▶ What you are asked to do:
Print exactly the lines from the first one down to the line containing "const PITCH = 7.8;", both ends included, with no pictures and nothing else.

(Extracted records)

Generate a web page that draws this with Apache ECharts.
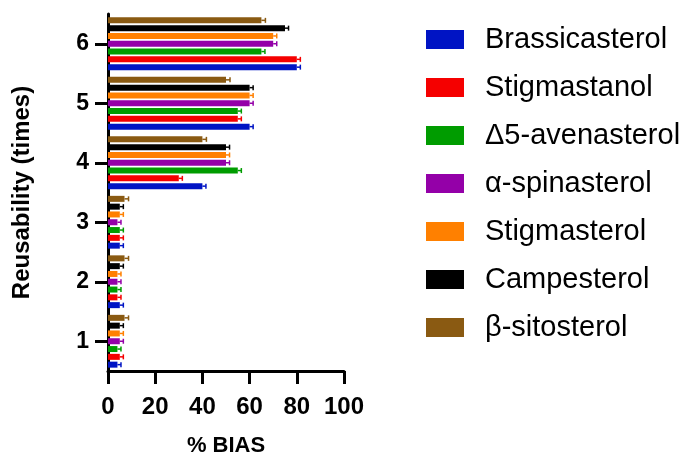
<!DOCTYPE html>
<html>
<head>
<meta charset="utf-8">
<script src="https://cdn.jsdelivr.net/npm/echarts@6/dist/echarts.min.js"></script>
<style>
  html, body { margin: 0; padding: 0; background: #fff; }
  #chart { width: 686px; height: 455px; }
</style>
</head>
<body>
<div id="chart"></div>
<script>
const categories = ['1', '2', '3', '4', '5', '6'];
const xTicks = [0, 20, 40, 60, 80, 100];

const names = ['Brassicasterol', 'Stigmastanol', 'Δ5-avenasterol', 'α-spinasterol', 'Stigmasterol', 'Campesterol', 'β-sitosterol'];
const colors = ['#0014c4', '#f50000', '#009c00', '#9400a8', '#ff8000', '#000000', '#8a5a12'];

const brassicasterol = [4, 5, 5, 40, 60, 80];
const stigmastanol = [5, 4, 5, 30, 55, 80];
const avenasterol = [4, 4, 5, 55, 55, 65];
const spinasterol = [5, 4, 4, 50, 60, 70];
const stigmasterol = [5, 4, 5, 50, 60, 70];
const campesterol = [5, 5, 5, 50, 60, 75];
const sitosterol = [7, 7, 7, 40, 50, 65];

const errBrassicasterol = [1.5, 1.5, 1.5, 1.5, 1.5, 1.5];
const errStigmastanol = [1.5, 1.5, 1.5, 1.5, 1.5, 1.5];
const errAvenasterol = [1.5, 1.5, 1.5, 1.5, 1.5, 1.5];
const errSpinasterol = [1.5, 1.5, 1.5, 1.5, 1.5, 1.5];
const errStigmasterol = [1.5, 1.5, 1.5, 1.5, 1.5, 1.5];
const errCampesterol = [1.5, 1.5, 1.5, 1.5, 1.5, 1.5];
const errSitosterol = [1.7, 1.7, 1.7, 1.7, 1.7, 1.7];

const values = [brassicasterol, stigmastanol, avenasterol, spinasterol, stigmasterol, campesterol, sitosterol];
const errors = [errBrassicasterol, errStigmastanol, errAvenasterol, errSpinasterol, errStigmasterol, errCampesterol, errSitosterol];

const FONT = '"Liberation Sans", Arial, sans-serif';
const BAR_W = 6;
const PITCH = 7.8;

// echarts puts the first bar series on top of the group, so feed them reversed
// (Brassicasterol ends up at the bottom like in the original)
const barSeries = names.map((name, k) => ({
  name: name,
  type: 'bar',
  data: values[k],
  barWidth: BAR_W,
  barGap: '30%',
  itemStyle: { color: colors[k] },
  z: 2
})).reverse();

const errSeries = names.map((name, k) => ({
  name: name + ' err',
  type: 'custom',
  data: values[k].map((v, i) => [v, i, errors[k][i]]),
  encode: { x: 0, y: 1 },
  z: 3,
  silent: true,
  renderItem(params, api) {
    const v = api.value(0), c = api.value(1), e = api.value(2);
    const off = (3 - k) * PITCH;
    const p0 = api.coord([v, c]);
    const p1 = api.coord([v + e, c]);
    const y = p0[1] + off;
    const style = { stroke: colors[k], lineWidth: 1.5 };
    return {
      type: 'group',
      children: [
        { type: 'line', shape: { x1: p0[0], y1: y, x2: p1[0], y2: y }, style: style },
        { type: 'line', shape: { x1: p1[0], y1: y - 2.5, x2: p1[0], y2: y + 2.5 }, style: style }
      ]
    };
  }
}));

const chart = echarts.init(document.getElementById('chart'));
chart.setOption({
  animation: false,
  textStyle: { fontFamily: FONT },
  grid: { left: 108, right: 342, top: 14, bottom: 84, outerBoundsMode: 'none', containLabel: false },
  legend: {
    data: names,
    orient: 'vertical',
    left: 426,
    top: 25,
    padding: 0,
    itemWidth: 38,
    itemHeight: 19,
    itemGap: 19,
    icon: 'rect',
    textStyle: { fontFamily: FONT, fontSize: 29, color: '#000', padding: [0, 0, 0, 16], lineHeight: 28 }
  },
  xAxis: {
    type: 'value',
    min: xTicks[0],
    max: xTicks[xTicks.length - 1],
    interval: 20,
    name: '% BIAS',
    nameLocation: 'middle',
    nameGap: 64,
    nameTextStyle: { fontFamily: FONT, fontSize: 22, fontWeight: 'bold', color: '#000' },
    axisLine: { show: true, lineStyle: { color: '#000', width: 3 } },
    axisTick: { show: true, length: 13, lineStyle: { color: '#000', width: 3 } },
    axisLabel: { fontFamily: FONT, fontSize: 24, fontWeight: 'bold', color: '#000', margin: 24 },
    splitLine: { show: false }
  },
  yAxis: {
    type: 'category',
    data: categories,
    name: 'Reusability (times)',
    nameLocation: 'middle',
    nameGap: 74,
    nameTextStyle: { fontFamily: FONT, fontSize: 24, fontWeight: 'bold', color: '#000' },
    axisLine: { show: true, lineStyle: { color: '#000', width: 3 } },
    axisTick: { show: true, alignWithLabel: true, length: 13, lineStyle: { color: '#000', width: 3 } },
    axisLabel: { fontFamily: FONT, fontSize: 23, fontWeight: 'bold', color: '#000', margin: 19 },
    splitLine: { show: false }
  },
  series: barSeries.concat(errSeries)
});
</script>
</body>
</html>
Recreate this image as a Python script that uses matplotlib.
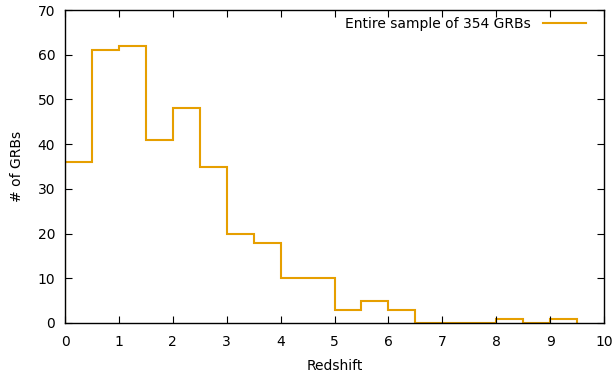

▶ Response:
Generate a web page that draws this with Apache ECharts.
<!DOCTYPE html>
<html>
<head>
<meta charset="utf-8">
<script src="https://cdn.jsdelivr.net/npm/echarts@6/dist/echarts.min.js"></script>
<style>
  html, body { margin: 0; padding: 0; background: #fff; }
  #chart { width: 686px; height: 455px; }
</style>
</head>
<body>
<div id="chart"></div>
<script>
const categories = ['1', '2', '3', '4', '5', '6'];
const xTicks = [0, 20, 40, 60, 80, 100];

const names = ['Brassicasterol', 'Stigmastanol', 'Δ5-avenasterol', 'α-spinasterol', 'Stigmasterol', 'Campesterol', 'β-sitosterol'];
const colors = ['#0014c4', '#f50000', '#009c00', '#9400a8', '#ff8000', '#000000', '#8a5a12'];

const brassicasterol = [4, 5, 5, 40, 60, 80];
const stigmastanol = [5, 4, 5, 30, 55, 80];
const avenasterol = [4, 4, 5, 55, 55, 65];
const spinasterol = [5, 4, 4, 50, 60, 70];
const stigmasterol = [5, 4, 5, 50, 60, 70];
const campesterol = [5, 5, 5, 50, 60, 75];
const sitosterol = [7, 7, 7, 40, 50, 65];

const errBrassicasterol = [1.5, 1.5, 1.5, 1.5, 1.5, 1.5];
const errStigmastanol = [1.5, 1.5, 1.5, 1.5, 1.5, 1.5];
const errAvenasterol = [1.5, 1.5, 1.5, 1.5, 1.5, 1.5];
const errSpinasterol = [1.5, 1.5, 1.5, 1.5, 1.5, 1.5];
const errStigmasterol = [1.5, 1.5, 1.5, 1.5, 1.5, 1.5];
const errCampesterol = [1.5, 1.5, 1.5, 1.5, 1.5, 1.5];
const errSitosterol = [1.7, 1.7, 1.7, 1.7, 1.7, 1.7];

const values = [brassicasterol, stigmastanol, avenasterol, spinasterol, stigmasterol, campesterol, sitosterol];
const errors = [errBrassicasterol, errStigmastanol, errAvenasterol, errSpinasterol, errStigmasterol, errCampesterol, errSitosterol];

const FONT = '"Liberation Sans", Arial, sans-serif';
const BAR_W = 6;
const PITCH = 7.8;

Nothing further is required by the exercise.